Ein besonderer Glücksfall produktiver Stetigkeit in der Berliner Philharmonie ist die lange Verweildauer der Chefdirigenten: Kirill Petrenko ist erst der siebente Leiter in der 135-jährigen Geschichte des Orchesters. Hans von Bülow und Arthur Nikisch legten mit ihren, bei aller Charakterdifferenz souveränen Eigenheiten, ihrer musikalischen Leidenschaft, das feste Fundament für kommende Jahrzehnte. Wilhelm Furtwängler ließ die spätromantisch-deutsche Orchesteridee symphonisch noch einmal aufblühen. Herbert von Karajan setzte als Erbe Toscaninis auf das vollendete, schöne Klangbild.
Claudio Abbado brachte den Berlinern die literarisch-musikalischen Themenabenteuer sowie die modernen Komponisten. Sir Simon Rattle, der Kommunikator, erweiterte spannungsgeladen das Panor-ma in Richtung eines überbordenden symphonischen Spektrums. Und Kirill Petrenko? Er will mit höchster Disziplin und Konzentration, fern aller Medienneugier, vor allem beseelt musizieren.
Die Arbeit der Dirigenten ruft das Klischee eines Imperativs auf den Plan, den das Publikum der symphonischen Rituale hartnäckig zu fordern scheint: Es werde Suggestion!
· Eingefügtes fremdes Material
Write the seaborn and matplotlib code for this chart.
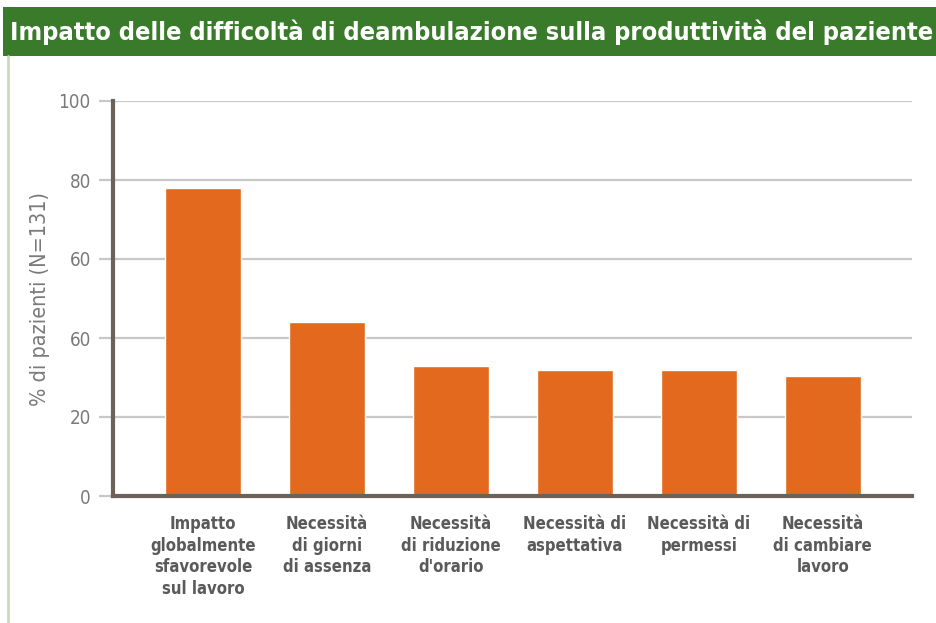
import matplotlib
matplotlib.use("Agg")
import matplotlib.pyplot as plt
from matplotlib.patches import Rectangle
from matplotlib.lines import Line2D
from matplotlib import font_manager
import seaborn as sns
import pandas as pd

# dati
categorie = [
    "Impatto\nglobalmente\nsfavorevole\nsul lavoro",
    "Necessità\ndi giorni\ndi assenza",
    "Necessità\ndi riduzione\nd'orario",
    "Necessità di\naspettativa",
    "Necessità di\npermessi",
    "Necessità\ndi cambiare\nlavoro",
]
percentuali = [78, 44, 33, 32, 32, 30.5]
y_ticks = [0, 20, 40, 60, 80, 100]
y_tick_labels = ["0", "20", "60", "60", "80", "100"]  # come nell'originale

titolo = "Impatto delle difficoltà di deambulazione sulla produttività del paziente"
etichetta_y = "% di pazienti (N=131)"

df = pd.DataFrame({"categoria": categorie, "perc": percentuali})

sns.set_style("white")
plt.rcParams["font.family"] = ["DejaVu Sans"]

# font condensato se disponibile
cond = [f for f in font_manager.fontManager.ttflist
        if f.name == "DejaVu Sans" and f.stretch == "condensed"]
stretch = "condensed" if cond else "normal"

fig = plt.figure(figsize=(9.37, 6.23), dpi=100)
fig.patch.set_facecolor("white")

# banda verde del titolo
fig.add_artist(Rectangle((3 / 937, 1 - 56 / 623), 1, 49 / 623, transform=fig.transFigure,
                         facecolor="#3a7b2b", edgecolor="none"))
fig.add_artist(Line2D([8 / 937, 8 / 937], [0, 1 - 56 / 623], transform=fig.transFigure,
                      color="#c9dcb8", lw=2))
t = fig.text(10 / 937, 1 - 32 / 623, titolo, color="white", fontweight="bold",
             fontstretch=stretch, fontsize=24, ha="left", va="center")
fig.canvas.draw()
w = t.get_window_extent().width
t.set_fontsize(24 * 925 / w)

ax = fig.add_axes([113 / 937, 127 / 623, 799 / 937, 395 / 623])
sns.barplot(data=df, x="categoria", y="perc", color="#e2691e", saturation=1,
            width=0.61, ax=ax, zorder=3)

ax.set_xlim(-0.726, 5.72)
ax.set_ylim(0, 100)
ax.set_yticks(y_ticks)
ax.set_yticklabels(y_tick_labels)
ax.yaxis.grid(True, color="#c8c8c8", lw=1.6, zorder=0)
ax.set_axisbelow(True)

for s in ["top", "right"]:
    ax.spines[s].set_visible(False)
for s in ["left", "bottom"]:
    ax.spines[s].set_color("#6c6259")
    ax.spines[s].set_linewidth(3)
    ax.spines[s].set_zorder(4)

ax.tick_params(axis="y", length=10, width=1.6, color="#c8c8c8", pad=6,
               labelsize=13.5, labelcolor="#7a7a7a", left=True)
ax.tick_params(axis="x", length=0, pad=14)
for lab in ax.get_yticklabels():
    lab.set_fontstretch(stretch)
for lab in ax.get_xticklabels():
    lab.set_fontsize(12)
    lab.set_fontweight("bold")
    lab.set_fontstretch(stretch)
    lab.set_color("#5a5a5a")
    lab.set_linespacing(1.25)
    lab.set_va("top")

ax.set_xlabel("")
ax.set_ylabel(etichetta_y, fontsize=15.5, color="#7a7a7a", labelpad=6,
              fontstretch=stretch)

fig.savefig("out.png", dpi=100, facecolor="white")
plt.close(fig)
Faszination! Rausch! Magie! Der Mythos des Dirigenten ist auf jeden Fall verbunden mit der Vorstellung von Größe in der Musik. »Künstlerische Größe ist zugleich dauernder und uni-versaler als geschichtliche Größe«, bekannte der deutsch-amerikanische Musikschriftsteller Alfred Einstein. Auch darin hat der Mythos Dirigent seinen Ausgangspunkt.